Wednesday, March 20, 2013

1936 Buescher Aristocrat tenor sax



Yes! This is my baby. I bought it from my friend Peter Deley in Portland Oregon. I've been playing sax for about 15 years now and made the switch to Buescher about 2 years ago.

What took me so long? The first time I ever saw one of these I knew it was for me based on the cool engraving alone, but I went around the world first with Conns, Selmers, Martins etc. Mainly Conns. Part of it is we live in a noisy world with the internet, forums etc etc. The question gets asked frequently "what famous person played one of these?" Tough to answer. Most famous guys played Conns, Selmers, Kings and today Keilwerths and blah blah blah. That noise gets in the way of my gut, which never lies. Too much information is a bad thing it turns out, but now I feel at home with my choice of horn. If that's what it took on this journey, so be it.

I once had my uncle play this horn. He's been playing his Mk 6 Selmer since his Conn was stolen in NYC in the early 60's (no my uncle is not Dexter Gordon! People stole saxes in NYC as well as France!). After 10 minutes he said "Man I could get to love this horn, just gimme a couple weeks on these keys! It's so ORGANIC, not like my Selmer".

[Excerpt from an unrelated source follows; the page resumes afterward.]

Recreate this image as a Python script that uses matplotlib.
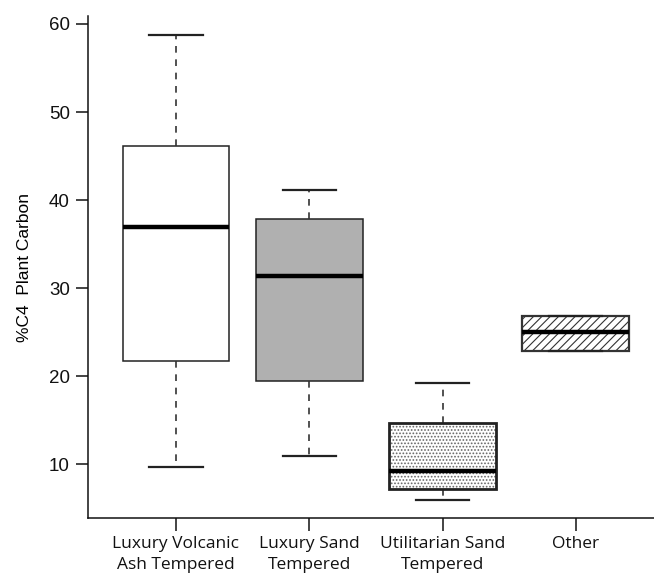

He went on to say how he'd never considered a Buescher cause when he was playing alot more you had to have a Selmer and the Bueschers were already considered to be a 'student' horn.

Organic is how I feel about this horn. I can sing into it. it can do whatever I need it to. it doesn't have a voice of it's own, I get to do that.

I currently use 2 mouthpieces, a recent Otto Link Super Tonemaster doctored up by Ed Zentera. This covers my rock gigs. really it can do anything but I like the rubber Link I have for my own music. Occasionally I use an old Woodwind Steelite for when i want a swing sound. Those are great pieces.

I think these horns get a bad rap. I've played many that were poorly setup, even in high class stores catering to pros. Try one in great shape and be surprised. They can be disorienting at first cause they appear small but the sound is huge when you get used to them.

They built stuff this well in the Depression, that blows me away!
This horn can do any gig. Can't say that for most other horns I've played and owned.
What were they thinking in 1936?

I like that I spend my day psyched about playing this horn. I want to get up early to go practice. A good instrument makes you wanna play, a bad one can make you wanna quit. Every day I find a new thing I can do with this horn, it challenges me. Has good resitance.